Nietzsche reverses Schopenhauer's pessimistic philosophy of the Will into an entirely affirmative direction. The unity of all being in the Will, that desiring energy, which constantly forms and re-forms the world, he sees embodied in the Greek divinity, Dionysos. Even though the Dionysian idea underlying The Birth of Tragedy seems to disappear from Nietzsche's subsequent work in explicit terms, it remains implicitly the cornerstone of all his thinking.

It re-appears in two main forms in Thus Spake Zarathustra: As the idea of the Eternal Recurrence of all things and as the holistic perspective from which Nietzsche views and evaluates existence. The individual has for Nietzsche significance only as a symptom of the condition the whole of being has attained. This symptomatological view of the individual underlies Nietzsche's medical approach to human existence which endeavours to enhance the health and well-being of the whole species to which individual life and happiness has to be subordinated. At the same time, however, the state of the whole of existence manifests itself only in individuals.

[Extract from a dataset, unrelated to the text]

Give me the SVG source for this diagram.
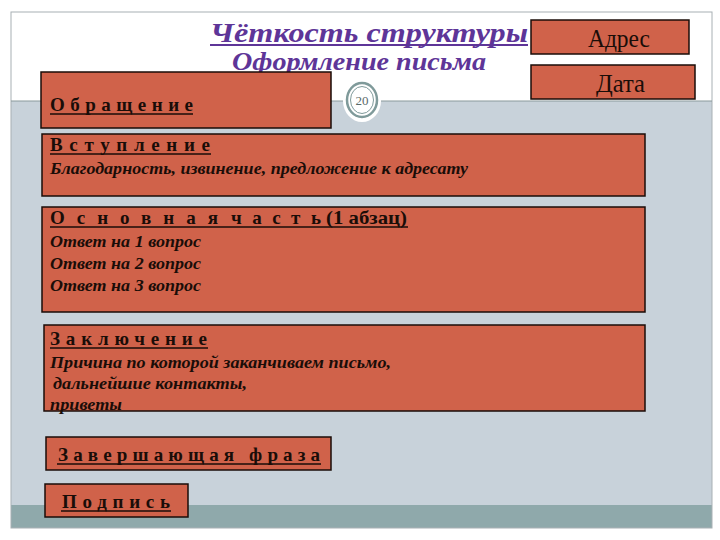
<svg xmlns="http://www.w3.org/2000/svg" width="720" height="540" viewBox="0 0 720 540">
<style>
.box{fill:#d0624a;stroke:#1a0d08;stroke-width:1.5}
.hd{font-family:"Liberation Serif",serif;font-weight:bold;font-size:19px;fill:#1a0d08}
.ul{stroke:#1a0d08;stroke-width:1.6}
.it{font-family:"Liberation Serif",serif;font-weight:bold;font-style:italic;font-size:17px;fill:#1a0d08}
.pl{font-family:"Liberation Serif",serif;font-size:26px;fill:#1a0d08}
.ttl{font-family:"Liberation Serif",serif;font-style:italic;font-weight:bold;fill:#5e3598}
</style>
<rect x="0" y="0" width="720" height="540" fill="#ffffff"/>
<g id="frame">
<rect x="11" y="101" width="701" height="404" fill="#c8d2da"/>
<rect x="11" y="505" width="701" height="23" fill="#8fa9ab"/>
<rect x="11" y="12" width="701" height="516" fill="none" stroke="#a8b0b4" stroke-width="1"/>
<line x1="11" y1="101" x2="344" y2="101" stroke="#8a9a9c" stroke-width="1.2"/>
<line x1="380" y1="101" x2="712" y2="101" stroke="#8a9a9c" stroke-width="1.2"/>
</g>
<g id="page-number">
<ellipse cx="362" cy="101" rx="19" ry="21" fill="#ffffff"/>
<ellipse cx="362" cy="100" rx="15" ry="17" fill="#ffffff" stroke="#7f9a9a" stroke-width="2.5"/>
<ellipse cx="362" cy="100" rx="11.5" ry="13.5" fill="none" stroke="#7f9a9a" stroke-width="1"/>
<text x="362" y="105" font-family="Liberation Serif,serif" font-size="13" fill="#5a6a6a" text-anchor="middle">20</text>
</g>
<g id="title">
<text class="ttl" x="210" y="42" font-size="28" textLength="318" lengthAdjust="spacingAndGlyphs">Чёткость структуры</text>
<line x1="210" y1="45" x2="528" y2="45" stroke="#5e3598" stroke-width="1.8"/>
<text class="ttl" x="232" y="70" font-size="25" textLength="254" lengthAdjust="spacingAndGlyphs">Оформление письма</text>
</g>
<g id="address">
<rect class="box" x="531" y="20" width="158" height="34"/>
<text class="pl" x="588" y="47" textLength="62" lengthAdjust="spacingAndGlyphs">Адрес</text>
</g>
<g id="date">
<rect class="box" x="531" y="65" width="164" height="34"/>
<text class="pl" x="596" y="92" textLength="49" lengthAdjust="spacingAndGlyphs">Дата</text>
</g>
<g id="greeting">
<rect class="box" x="41" y="72" width="290" height="56"/>
<text class="hd" x="50" y="111" textLength="143" lengthAdjust="spacing">Обращение</text>
<line class="ul" x1="50" y1="114" x2="193" y2="114"/>
</g>
<g id="intro">
<rect class="box" x="42" y="134" width="603" height="62"/>
<text class="hd" x="50" y="151" textLength="160" lengthAdjust="spacing">Вступление</text>
<line class="ul" x1="50" y1="154" x2="211" y2="154"/>
<text class="it" x="50" y="174" textLength="418" lengthAdjust="spacingAndGlyphs">Благодарность, извинение, предложение к адресату</text>
</g>
<g id="main">
<rect class="box" x="42" y="207" width="603" height="105"/>
<text class="hd" x="50" y="224"><tspan textLength="168" lengthAdjust="spacing">Основная</tspan><tspan x="231" textLength="90" lengthAdjust="spacing">часть</tspan><tspan x="326" textLength="81" lengthAdjust="spacingAndGlyphs">(1 абзац)</tspan></text>
<line class="ul" x1="50" y1="227" x2="408" y2="227"/>
<text class="it" x="50" y="247" textLength="151" lengthAdjust="spacingAndGlyphs">Ответ на 1 вопрос</text>
<text class="it" x="50" y="269" textLength="151" lengthAdjust="spacingAndGlyphs">Ответ на 2 вопрос</text>
<text class="it" x="50" y="291" textLength="151" lengthAdjust="spacingAndGlyphs">Ответ на 3 вопрос</text>
</g>
<g id="conclusion">
<rect class="box" x="44" y="325" width="601" height="86"/>
<text class="hd" x="50" y="345" textLength="157" lengthAdjust="spacing">Заключение</text>
<line class="ul" x1="50" y1="348" x2="208" y2="348"/>
<text class="it" x="50" y="368" textLength="341" lengthAdjust="spacingAndGlyphs">Причина по которой заканчиваем письмо,</text>
<text class="it" x="53" y="389" textLength="194" lengthAdjust="spacingAndGlyphs">дальнейшие контакты,</text>
<text class="it" x="50" y="410" textLength="72" lengthAdjust="spacingAndGlyphs">приветы</text>
</g>
<g id="closing">
<rect class="box" x="46" y="437" width="285" height="33"/>
<text class="hd" x="58" y="461" textLength="262" lengthAdjust="spacing">Завершающая фраза</text>
<line class="ul" x1="57" y1="464" x2="321" y2="464"/>
</g>
<g id="signature">
<rect class="box" x="45" y="484" width="143" height="33"/>
<text class="hd" x="62" y="508" textLength="108" lengthAdjust="spacing">Подпись</text>
<line class="ul" x1="61" y1="511" x2="171" y2="511"/>
</g>
<g id="connectors"></g>
</svg>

Thus individual greatness, though symptom, is by the same token supreme end in itself.

While holism accounts for aspects of Nietzsche's thought which are close to the eugenic ideal, it also leads to a, in the broadest sense, liberal sense of "justice" in which all aspects of an idea or problem are to be taken into account. Nietzsche's Dionysian monism engenders complexity, ambiguity, and irony. It is the radical enemy of all fanaticism, i.e., of any monocausal interpretation of phenomena. Nietsche's Dionysianism is ultimately an aesthetic, a spectator's approach to being. It seeks to enhance the aesthetic appeal of the spectacle that existence presents.